• _Supplied data_:

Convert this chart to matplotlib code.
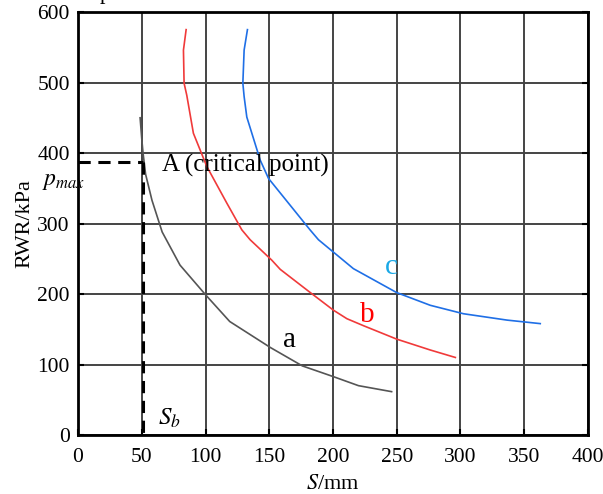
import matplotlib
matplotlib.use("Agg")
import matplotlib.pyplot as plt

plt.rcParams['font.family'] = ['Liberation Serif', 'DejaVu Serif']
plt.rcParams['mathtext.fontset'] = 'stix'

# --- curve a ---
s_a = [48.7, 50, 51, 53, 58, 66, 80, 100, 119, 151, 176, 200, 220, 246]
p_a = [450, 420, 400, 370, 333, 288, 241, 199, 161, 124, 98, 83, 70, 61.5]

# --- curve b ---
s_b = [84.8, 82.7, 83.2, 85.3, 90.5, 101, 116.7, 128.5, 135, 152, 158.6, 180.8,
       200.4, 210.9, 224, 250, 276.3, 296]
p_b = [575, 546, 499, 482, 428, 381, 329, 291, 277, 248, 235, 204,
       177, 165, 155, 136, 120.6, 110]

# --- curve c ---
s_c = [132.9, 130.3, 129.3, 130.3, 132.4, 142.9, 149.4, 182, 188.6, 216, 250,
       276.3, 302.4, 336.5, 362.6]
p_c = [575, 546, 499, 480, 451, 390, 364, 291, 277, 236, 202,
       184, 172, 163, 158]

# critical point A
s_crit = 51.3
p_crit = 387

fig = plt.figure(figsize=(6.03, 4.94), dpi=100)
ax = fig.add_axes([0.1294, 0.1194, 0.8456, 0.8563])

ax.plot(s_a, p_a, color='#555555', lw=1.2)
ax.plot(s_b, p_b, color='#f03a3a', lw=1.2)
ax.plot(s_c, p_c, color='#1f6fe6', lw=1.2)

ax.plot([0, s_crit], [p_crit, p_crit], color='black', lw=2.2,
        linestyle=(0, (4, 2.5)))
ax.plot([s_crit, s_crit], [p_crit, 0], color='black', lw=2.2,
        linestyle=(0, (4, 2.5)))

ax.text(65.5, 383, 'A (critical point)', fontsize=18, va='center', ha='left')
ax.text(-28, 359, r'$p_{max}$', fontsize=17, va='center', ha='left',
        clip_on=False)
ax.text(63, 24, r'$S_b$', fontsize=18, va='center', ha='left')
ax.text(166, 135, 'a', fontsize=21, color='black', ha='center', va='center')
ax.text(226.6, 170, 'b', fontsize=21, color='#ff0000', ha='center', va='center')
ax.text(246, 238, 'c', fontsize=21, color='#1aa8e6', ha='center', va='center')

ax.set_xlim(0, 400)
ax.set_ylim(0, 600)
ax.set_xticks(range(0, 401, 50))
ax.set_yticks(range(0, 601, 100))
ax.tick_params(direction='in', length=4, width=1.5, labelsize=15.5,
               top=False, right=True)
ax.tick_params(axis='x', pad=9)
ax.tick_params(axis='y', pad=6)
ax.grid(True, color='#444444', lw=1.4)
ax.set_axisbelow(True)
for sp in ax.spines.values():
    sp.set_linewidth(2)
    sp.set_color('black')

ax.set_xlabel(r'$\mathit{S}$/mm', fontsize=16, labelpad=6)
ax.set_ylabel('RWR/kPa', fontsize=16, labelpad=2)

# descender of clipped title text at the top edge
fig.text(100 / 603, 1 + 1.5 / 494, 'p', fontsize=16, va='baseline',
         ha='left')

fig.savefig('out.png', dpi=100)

• _Task description_: Return nothing but the lines running from the start of the data to the line with "83, 70, 61.5]", please, both ends included and no pictures.

• _Task output_:
Convert this chart to matplotlib code.
import matplotlib
matplotlib.use("Agg")
import matplotlib.pyplot as plt

plt.rcParams['font.family'] = ['Liberation Serif', 'DejaVu Serif']
plt.rcParams['mathtext.fontset'] = 'stix'

# --- curve a ---
s_a = [48.7, 50, 51, 53, 58, 66, 80, 100, 119, 151, 176, 200, 220, 246]
p_a = [450, 420, 400, 370, 333, 288, 241, 199, 161, 124, 98, 83, 70, 61.5]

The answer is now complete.